- What this task involves: Repeat every line of the listing below exactly, minus the pictures.

....

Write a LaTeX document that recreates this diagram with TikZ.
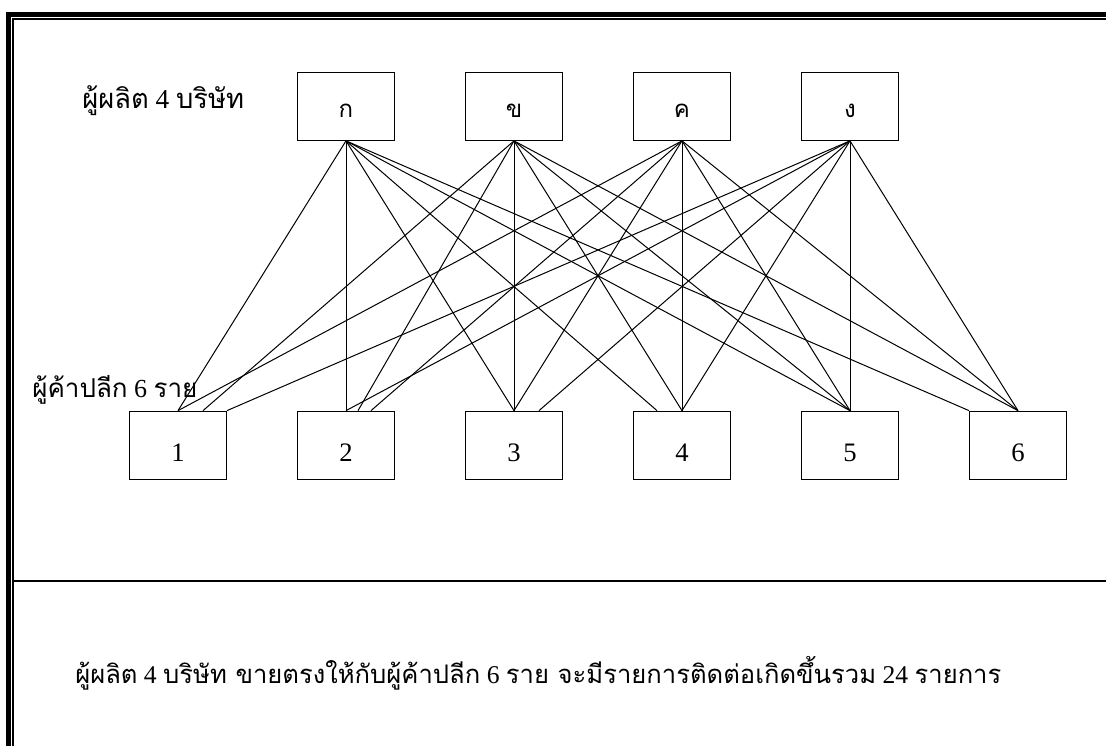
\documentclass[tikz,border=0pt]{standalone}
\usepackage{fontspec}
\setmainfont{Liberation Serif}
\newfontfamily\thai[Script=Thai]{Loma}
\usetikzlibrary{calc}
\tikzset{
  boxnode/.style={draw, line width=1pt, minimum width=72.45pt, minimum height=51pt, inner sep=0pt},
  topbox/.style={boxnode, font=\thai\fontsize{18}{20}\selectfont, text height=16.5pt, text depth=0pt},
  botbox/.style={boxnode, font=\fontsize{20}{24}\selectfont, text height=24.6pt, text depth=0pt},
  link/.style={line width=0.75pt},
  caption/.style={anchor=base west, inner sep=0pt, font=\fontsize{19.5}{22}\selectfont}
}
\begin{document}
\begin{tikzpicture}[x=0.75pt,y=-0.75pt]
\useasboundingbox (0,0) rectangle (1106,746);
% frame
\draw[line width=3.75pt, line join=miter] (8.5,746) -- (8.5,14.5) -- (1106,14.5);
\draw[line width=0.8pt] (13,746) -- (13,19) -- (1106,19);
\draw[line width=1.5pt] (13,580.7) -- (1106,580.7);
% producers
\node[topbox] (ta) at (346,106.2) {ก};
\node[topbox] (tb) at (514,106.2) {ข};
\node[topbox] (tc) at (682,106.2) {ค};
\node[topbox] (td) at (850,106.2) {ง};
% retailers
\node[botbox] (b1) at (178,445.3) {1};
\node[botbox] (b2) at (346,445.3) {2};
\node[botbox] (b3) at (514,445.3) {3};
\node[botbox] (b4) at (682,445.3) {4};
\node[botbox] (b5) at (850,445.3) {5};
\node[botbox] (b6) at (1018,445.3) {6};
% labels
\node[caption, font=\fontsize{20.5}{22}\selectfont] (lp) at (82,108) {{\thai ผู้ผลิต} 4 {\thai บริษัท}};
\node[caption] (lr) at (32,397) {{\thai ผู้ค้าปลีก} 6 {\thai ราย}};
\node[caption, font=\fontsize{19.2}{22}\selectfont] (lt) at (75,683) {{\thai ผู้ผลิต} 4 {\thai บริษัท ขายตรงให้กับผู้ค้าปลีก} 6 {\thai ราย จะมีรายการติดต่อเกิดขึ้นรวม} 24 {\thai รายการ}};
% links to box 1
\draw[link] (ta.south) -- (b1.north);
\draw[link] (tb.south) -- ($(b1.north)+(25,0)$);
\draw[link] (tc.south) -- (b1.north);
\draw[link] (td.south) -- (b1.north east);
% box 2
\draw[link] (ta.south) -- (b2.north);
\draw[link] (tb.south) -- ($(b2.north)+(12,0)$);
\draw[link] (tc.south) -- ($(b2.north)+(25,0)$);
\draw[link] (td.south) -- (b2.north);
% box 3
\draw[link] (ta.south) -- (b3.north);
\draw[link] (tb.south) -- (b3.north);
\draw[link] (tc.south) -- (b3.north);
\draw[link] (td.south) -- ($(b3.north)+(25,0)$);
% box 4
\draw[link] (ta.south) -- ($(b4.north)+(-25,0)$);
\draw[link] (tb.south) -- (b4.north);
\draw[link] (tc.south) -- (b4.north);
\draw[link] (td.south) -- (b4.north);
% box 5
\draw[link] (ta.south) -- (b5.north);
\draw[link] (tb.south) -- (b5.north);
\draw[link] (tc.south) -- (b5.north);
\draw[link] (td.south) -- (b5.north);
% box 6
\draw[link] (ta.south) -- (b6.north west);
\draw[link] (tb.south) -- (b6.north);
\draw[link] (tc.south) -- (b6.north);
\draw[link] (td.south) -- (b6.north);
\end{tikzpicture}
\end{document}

....

- Task result:
Write a LaTeX document that recreates this diagram with TikZ.
\documentclass[tikz,border=0pt]{standalone}
\usepackage{fontspec}
\setmainfont{Liberation Serif}
\newfontfamily\thai[Script=Thai]{Loma}
\usetikzlibrary{calc}
\tikzset{
  boxnode/.style={draw, line width=1pt, minimum width=72.45pt, minimum height=51pt, inner sep=0pt},
  topbox/.style={boxnode, font=\thai\fontsize{18}{20}\selectfont, text height=16.5pt, text depth=0pt},
  botbox/.style={boxnode, font=\fontsize{20}{24}\selectfont, text height=24.6pt, text depth=0pt},
  link/.style={line width=0.75pt},
  caption/.style={anchor=base west, inner sep=0pt, font=\fontsize{19.5}{22}\selectfont}
}
\begin{document}
\begin{tikzpicture}[x=0.75pt,y=-0.75pt]
\useasboundingbox (0,0) rectangle (1106,746);
% frame
\draw[line width=3.75pt, line join=miter] (8.5,746) -- (8.5,14.5) -- (1106,14.5);
\draw[line width=0.8pt] (13,746) -- (13,19) -- (1106,19);
\draw[line width=1.5pt] (13,580.7) -- (1106,580.7);
% producers
\node[topbox] (ta) at (346,106.2) {ก};
\node[topbox] (tb) at (514,106.2) {ข};
\node[topbox] (tc) at (682,106.2) {ค};
\node[topbox] (td) at (850,106.2) {ง};
% retailers
\node[botbox] (b1) at (178,445.3) {1};
\node[botbox] (b2) at (346,445.3) {2};
\node[botbox] (b3) at (514,445.3) {3};
\node[botbox] (b4) at (682,445.3) {4};
\node[botbox] (b5) at (850,445.3) {5};
\node[botbox] (b6) at (1018,445.3) {6};
% labels
\node[caption, font=\fontsize{20.5}{22}\selectfont] (lp) at (82,108) {{\thai ผู้ผลิต} 4 {\thai บริษัท}};
\node[caption] (lr) at (32,397) {{\thai ผู้ค้าปลีก} 6 {\thai ราย}};
\node[caption, font=\fontsize{19.2}{22}\selectfont] (lt) at (75,683) {{\thai ผู้ผลิต} 4 {\thai บริษัท ขายตรงให้กับผู้ค้าปลีก} 6 {\thai ราย จะมีรายการติดต่อเกิดขึ้นรวม} 24 {\thai รายการ}};
% links to box 1
\draw[link] (ta.south) -- (b1.north);
\draw[link] (tb.south) -- ($(b1.north)+(25,0)$);
\draw[link] (tc.south) -- (b1.north);
\draw[link] (td.south) -- (b1.north east);
% box 2
\draw[link] (ta.south) -- (b2.north);
\draw[link] (tb.south) -- ($(b2.north)+(12,0)$);
\draw[link] (tc.south) -- ($(b2.north)+(25,0)$);
\draw[link] (td.south) -- (b2.north);
% box 3
\draw[link] (ta.south) -- (b3.north);
\draw[link] (tb.south) -- (b3.north);
\draw[link] (tc.south) -- (b3.north);
\draw[link] (td.south) -- ($(b3.north)+(25,0)$);
% box 4
\draw[link] (ta.south) -- ($(b4.north)+(-25,0)$);
\draw[link] (tb.south) -- (b4.north);
\draw[link] (tc.south) -- (b4.north);
\draw[link] (td.south) -- (b4.north);
% box 5
\draw[link] (ta.south) -- (b5.north);
\draw[link] (tb.south) -- (b5.north);
\draw[link] (tc.south) -- (b5.north);
\draw[link] (td.south) -- (b5.north);
% box 6
\draw[link] (ta.south) -- (b6.north west);
\draw[link] (tb.south) -- (b6.north);
\draw[link] (tc.south) -- (b6.north);
\draw[link] (td.south) -- (b6.north);
\end{tikzpicture}
\end{document}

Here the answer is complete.